Monday, June 10, 2013

Working the earth

Man does not live by bread alone.  Or corn alone, or peas or lettuce or even blueberries.

This Spring we added a garden to our backyard. Through making raised beds and hauling topsoil, choosing varieties of blueberry bushes and nervously replanting strawberry plants over and over to make sure that they were planted at the right depth, I've realized that my friend is correct when she points out that gardens feed more than our bodies.

There are a few things that I've been taught lately by growing a backyard garden.

1.  Audrey Hepburn was right when she said that to plant a garden is to believe in tomorrow.  We've had some struggles in the last few weeks, and one of the few surefire ways to feel better for me has been to go to my garden and check on things.  The harder the day, the higher number of times I've walked the gentle slope to the yard to see how things are growing.

2.  The visual difference between a freshly seeded garden and a garden before it's seeded is absolutely nothing even while the actual difference is a tremendous number of plants.  Simply planting a seed doesn't make my garden instantly filled with good things. 

3.  There comes a time when you keep looking at the garden, knowing that the plants should be coming up now, and they don't.  And that time when you may be certain that the seed died, that you actually do have every bit as black a thumb as you thought you did, is about 1 day before the first shoots peek through.

4.  If you overseed and try to plant too many things at once in too small a space, nothing grows right.  I really didn't get the concept.  I was afraid that my seed was all going to die, so I overseeded.  The result was far far far too much lettuce to thin, and a gratuitous overabundance of broccoli that I hadn't realized needed to be spaced 18 inches apart.  Oops. 

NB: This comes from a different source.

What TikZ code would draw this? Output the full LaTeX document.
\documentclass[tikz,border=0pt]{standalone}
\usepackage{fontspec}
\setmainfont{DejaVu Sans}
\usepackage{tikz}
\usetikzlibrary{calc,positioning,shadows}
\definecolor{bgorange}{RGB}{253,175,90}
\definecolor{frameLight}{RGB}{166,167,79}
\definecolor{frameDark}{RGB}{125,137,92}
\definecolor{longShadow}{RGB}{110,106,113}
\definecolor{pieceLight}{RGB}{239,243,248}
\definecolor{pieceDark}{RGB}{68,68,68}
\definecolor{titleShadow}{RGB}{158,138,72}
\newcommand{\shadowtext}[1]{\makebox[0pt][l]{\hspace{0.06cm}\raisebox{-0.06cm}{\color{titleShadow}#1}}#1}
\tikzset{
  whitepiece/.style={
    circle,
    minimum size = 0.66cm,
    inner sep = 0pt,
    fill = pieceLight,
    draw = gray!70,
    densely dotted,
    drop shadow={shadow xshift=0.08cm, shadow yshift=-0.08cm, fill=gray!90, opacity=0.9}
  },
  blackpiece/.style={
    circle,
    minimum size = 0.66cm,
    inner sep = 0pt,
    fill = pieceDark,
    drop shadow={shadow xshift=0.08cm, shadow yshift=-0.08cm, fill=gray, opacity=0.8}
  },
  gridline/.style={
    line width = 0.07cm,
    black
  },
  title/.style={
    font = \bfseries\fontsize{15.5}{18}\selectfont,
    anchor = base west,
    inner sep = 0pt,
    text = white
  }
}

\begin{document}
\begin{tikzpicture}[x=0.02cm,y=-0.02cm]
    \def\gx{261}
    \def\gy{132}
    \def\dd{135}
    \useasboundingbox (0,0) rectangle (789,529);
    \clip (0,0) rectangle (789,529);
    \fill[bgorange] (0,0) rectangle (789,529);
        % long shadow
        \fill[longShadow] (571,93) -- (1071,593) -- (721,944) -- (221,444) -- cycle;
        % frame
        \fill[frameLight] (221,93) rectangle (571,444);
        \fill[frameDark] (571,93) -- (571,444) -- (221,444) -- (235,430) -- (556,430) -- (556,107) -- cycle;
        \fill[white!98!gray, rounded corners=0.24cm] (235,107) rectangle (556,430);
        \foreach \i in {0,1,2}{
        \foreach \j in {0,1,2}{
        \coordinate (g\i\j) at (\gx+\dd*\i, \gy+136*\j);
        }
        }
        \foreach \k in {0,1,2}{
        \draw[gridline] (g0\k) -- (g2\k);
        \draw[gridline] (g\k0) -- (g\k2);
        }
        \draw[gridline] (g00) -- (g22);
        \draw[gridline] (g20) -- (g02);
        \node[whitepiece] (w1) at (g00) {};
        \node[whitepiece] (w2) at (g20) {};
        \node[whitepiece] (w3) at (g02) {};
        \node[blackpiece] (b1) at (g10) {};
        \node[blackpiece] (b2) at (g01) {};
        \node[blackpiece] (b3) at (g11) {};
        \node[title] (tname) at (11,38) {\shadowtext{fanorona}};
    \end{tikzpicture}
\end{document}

5.  When the seedlings are small and you don't know what you are looking for, it can be extremely difficult to tell what is a weed and what is a seedling.  Even when you know that there are weeds growing, if you try to pull them too early, you will inevitably pull out some of the good seed.  And if you wait too long to be extra certain that something is a weed, sometimes it can be surprisingly difficult to pull it out by the roots.  And I think there will almost always be an error in one direction or another.  I'm a late puller because I want to be extra certain that what I'm grabbing is a weed and not exactly the thing I've been working on growing, even though it's made for some more difficult weed removal and sometimes tolerating weeds for longer than necessary compromises the crop even in a small way.  The implications for this in my life and as a parent have been fascinating to mull over. 

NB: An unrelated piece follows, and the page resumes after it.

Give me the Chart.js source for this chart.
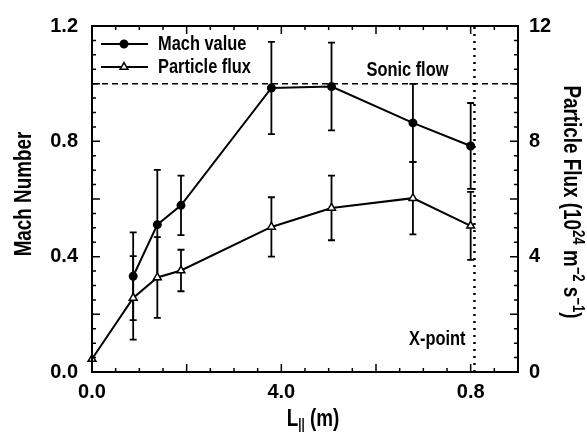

6.  There are more weeds than I ever want to pull, and they are driving me absolutely crazy, so I'm shooting for constant improvement over perfection.  If there are fewer weeds today than there were yesterday, we're good even though we certainly aren't perfect.  My garden may be productive but I don't know that it will ever be tidy and well ordered.

7.  There is food where you don't expect it.  While we were removing a forsythia that I despise, we found a whole bunch of wild onions growing and decided to transplant them to the garden beds.  

8.  Patience is easier when you've seen things looking forlorn and then sudden bud and grow and flourish. 

Nothing is ready to harvest yet, but I look forward to what else the garden grows.